(Requirement): Repeat the material below exactly, with no pictures.

══ Source material

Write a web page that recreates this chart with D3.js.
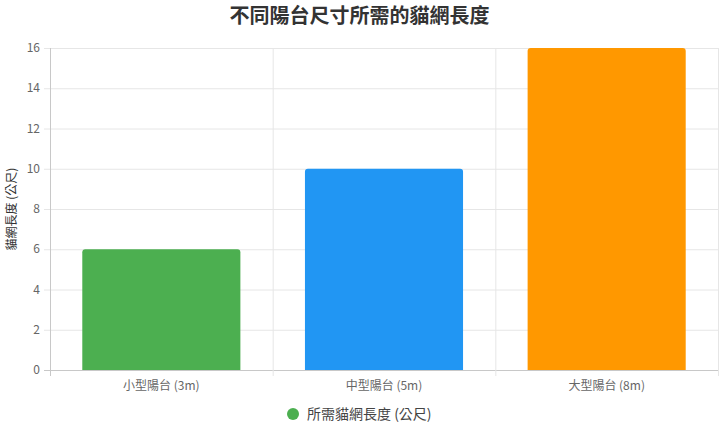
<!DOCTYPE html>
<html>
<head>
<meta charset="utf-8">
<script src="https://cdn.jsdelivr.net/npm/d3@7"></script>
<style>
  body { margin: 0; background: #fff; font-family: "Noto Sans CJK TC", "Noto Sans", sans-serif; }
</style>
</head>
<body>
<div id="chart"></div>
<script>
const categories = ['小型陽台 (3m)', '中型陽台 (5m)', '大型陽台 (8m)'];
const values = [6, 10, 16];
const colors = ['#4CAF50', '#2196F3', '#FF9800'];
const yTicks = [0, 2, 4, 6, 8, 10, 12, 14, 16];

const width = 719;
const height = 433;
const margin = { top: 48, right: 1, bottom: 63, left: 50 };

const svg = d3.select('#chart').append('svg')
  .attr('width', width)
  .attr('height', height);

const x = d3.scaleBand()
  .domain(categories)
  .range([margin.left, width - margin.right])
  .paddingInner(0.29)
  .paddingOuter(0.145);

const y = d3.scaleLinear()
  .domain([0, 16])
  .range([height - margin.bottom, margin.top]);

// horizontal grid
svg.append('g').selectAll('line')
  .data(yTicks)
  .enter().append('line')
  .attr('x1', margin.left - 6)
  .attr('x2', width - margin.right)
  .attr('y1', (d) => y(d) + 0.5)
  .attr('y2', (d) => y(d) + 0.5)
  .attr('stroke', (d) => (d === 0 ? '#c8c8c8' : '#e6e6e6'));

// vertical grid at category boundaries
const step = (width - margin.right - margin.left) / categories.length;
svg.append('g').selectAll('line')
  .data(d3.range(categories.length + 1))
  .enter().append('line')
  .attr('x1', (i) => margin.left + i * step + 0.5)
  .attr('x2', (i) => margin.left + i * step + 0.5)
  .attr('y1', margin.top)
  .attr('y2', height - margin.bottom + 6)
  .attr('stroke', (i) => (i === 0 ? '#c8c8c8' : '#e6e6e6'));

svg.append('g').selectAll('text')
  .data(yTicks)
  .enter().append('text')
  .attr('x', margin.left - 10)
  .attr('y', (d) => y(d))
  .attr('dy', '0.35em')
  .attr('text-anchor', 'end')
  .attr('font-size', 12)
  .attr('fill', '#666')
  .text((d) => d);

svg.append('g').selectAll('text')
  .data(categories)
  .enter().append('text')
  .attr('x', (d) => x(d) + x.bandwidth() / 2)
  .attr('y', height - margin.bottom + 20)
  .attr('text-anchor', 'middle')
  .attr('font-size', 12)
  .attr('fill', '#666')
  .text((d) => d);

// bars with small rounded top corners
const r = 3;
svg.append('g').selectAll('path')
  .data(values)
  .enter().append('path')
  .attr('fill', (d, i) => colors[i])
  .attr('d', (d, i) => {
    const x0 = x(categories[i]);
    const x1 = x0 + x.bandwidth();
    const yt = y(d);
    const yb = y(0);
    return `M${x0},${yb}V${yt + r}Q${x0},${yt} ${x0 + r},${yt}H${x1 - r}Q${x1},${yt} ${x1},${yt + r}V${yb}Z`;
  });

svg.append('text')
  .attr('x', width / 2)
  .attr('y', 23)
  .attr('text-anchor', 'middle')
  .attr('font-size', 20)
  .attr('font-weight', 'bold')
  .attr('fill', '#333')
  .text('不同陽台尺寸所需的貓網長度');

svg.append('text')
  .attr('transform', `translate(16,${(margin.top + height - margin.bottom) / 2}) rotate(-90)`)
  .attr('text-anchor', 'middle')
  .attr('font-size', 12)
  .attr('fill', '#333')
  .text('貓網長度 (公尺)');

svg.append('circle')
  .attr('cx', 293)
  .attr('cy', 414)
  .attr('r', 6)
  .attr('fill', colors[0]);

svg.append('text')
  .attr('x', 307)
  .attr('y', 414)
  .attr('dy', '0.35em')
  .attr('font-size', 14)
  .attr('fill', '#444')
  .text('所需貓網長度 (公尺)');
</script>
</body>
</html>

════

(Correct result):
Write a web page that recreates this chart with D3.js.
<!DOCTYPE html>
<html>
<head>
<meta charset="utf-8">
<script src="https://cdn.jsdelivr.net/npm/d3@7"></script>
<style>
  body { margin: 0; background: #fff; font-family: "Noto Sans CJK TC", "Noto Sans", sans-serif; }
</style>
</head>
<body>
<div id="chart"></div>
<script>
const categories = ['小型陽台 (3m)', '中型陽台 (5m)', '大型陽台 (8m)'];
const values = [6, 10, 16];
const colors = ['#4CAF50', '#2196F3', '#FF9800'];
const yTicks = [0, 2, 4, 6, 8, 10, 12, 14, 16];

const width = 719;
const height = 433;
const margin = { top: 48, right: 1, bottom: 63, left: 50 };

const svg = d3.select('#chart').append('svg')
  .attr('width', width)
  .attr('height', height);

const x = d3.scaleBand()
  .domain(categories)
  .range([margin.left, width - margin.right])
  .paddingInner(0.29)
  .paddingOuter(0.145);

const y = d3.scaleLinear()
  .domain([0, 16])
  .range([height - margin.bottom, margin.top]);

// horizontal grid
svg.append('g').selectAll('line')
  .data(yTicks)
  .enter().append('line')
  .attr('x1', margin.left - 6)
  .attr('x2', width - margin.right)
  .attr('y1', (d) => y(d) + 0.5)
  .attr('y2', (d) => y(d) + 0.5)
  .attr('stroke', (d) => (d === 0 ? '#c8c8c8' : '#e6e6e6'));

// vertical grid at category boundaries
const step = (width - margin.right - margin.left) / categories.length;
svg.append('g').selectAll('line')
  .data(d3.range(categories.length + 1))
  .enter().append('line')
  .attr('x1', (i) => margin.left + i * step + 0.5)
  .attr('x2', (i) => margin.left + i * step + 0.5)
  .attr('y1', margin.top)
  .attr('y2', height - margin.bottom + 6)
  .attr('stroke', (i) => (i === 0 ? '#c8c8c8' : '#e6e6e6'));

svg.append('g').selectAll('text')
  .data(yTicks)
  .enter().append('text')
  .attr('x', margin.left - 10)
  .attr('y', (d) => y(d))
  .attr('dy', '0.35em')
  .attr('text-anchor', 'end')
  .attr('font-size', 12)
  .attr('fill', '#666')
  .text((d) => d);

svg.append('g').selectAll('text')
  .data(categories)
  .enter().append('text')
  .attr('x', (d) => x(d) + x.bandwidth() / 2)
  .attr('y', height - margin.bottom + 20)
  .attr('text-anchor', 'middle')
  .attr('font-size', 12)
  .attr('fill', '#666')
  .text((d) => d);

// bars with small rounded top corners
const r = 3;
svg.append('g').selectAll('path')
  .data(values)
  .enter().append('path')
  .attr('fill', (d, i) => colors[i])
  .attr('d', (d, i) => {
    const x0 = x(categories[i]);
    const x1 = x0 + x.bandwidth();
    const yt = y(d);
    const yb = y(0);
    return `M${x0},${yb}V${yt + r}Q${x0},${yt} ${x0 + r},${yt}H${x1 - r}Q${x1},${yt} ${x1},${yt + r}V${yb}Z`;
  });

svg.append('text')
  .attr('x', width / 2)
  .attr('y', 23)
  .attr('text-anchor', 'middle')
  .attr('font-size', 20)
  .attr('font-weight', 'bold')
  .attr('fill', '#333')
  .text('不同陽台尺寸所需的貓網長度');

svg.append('text')
  .attr('transform', `translate(16,${(margin.top + height - margin.bottom) / 2}) rotate(-90)`)
  .attr('text-anchor', 'middle')
  .attr('font-size', 12)
  .attr('fill', '#333')
  .text('貓網長度 (公尺)');

svg.append('circle')
  .attr('cx', 293)
  .attr('cy', 414)
  .attr('r', 6)
  .attr('fill', colors[0]);

svg.append('text')
  .attr('x', 307)
  .attr('y', 414)
  .attr('dy', '0.35em')
  .attr('font-size', 14)
  .attr('fill', '#444')
  .text('所需貓網長度 (公尺)');
</script>
</body>
</html>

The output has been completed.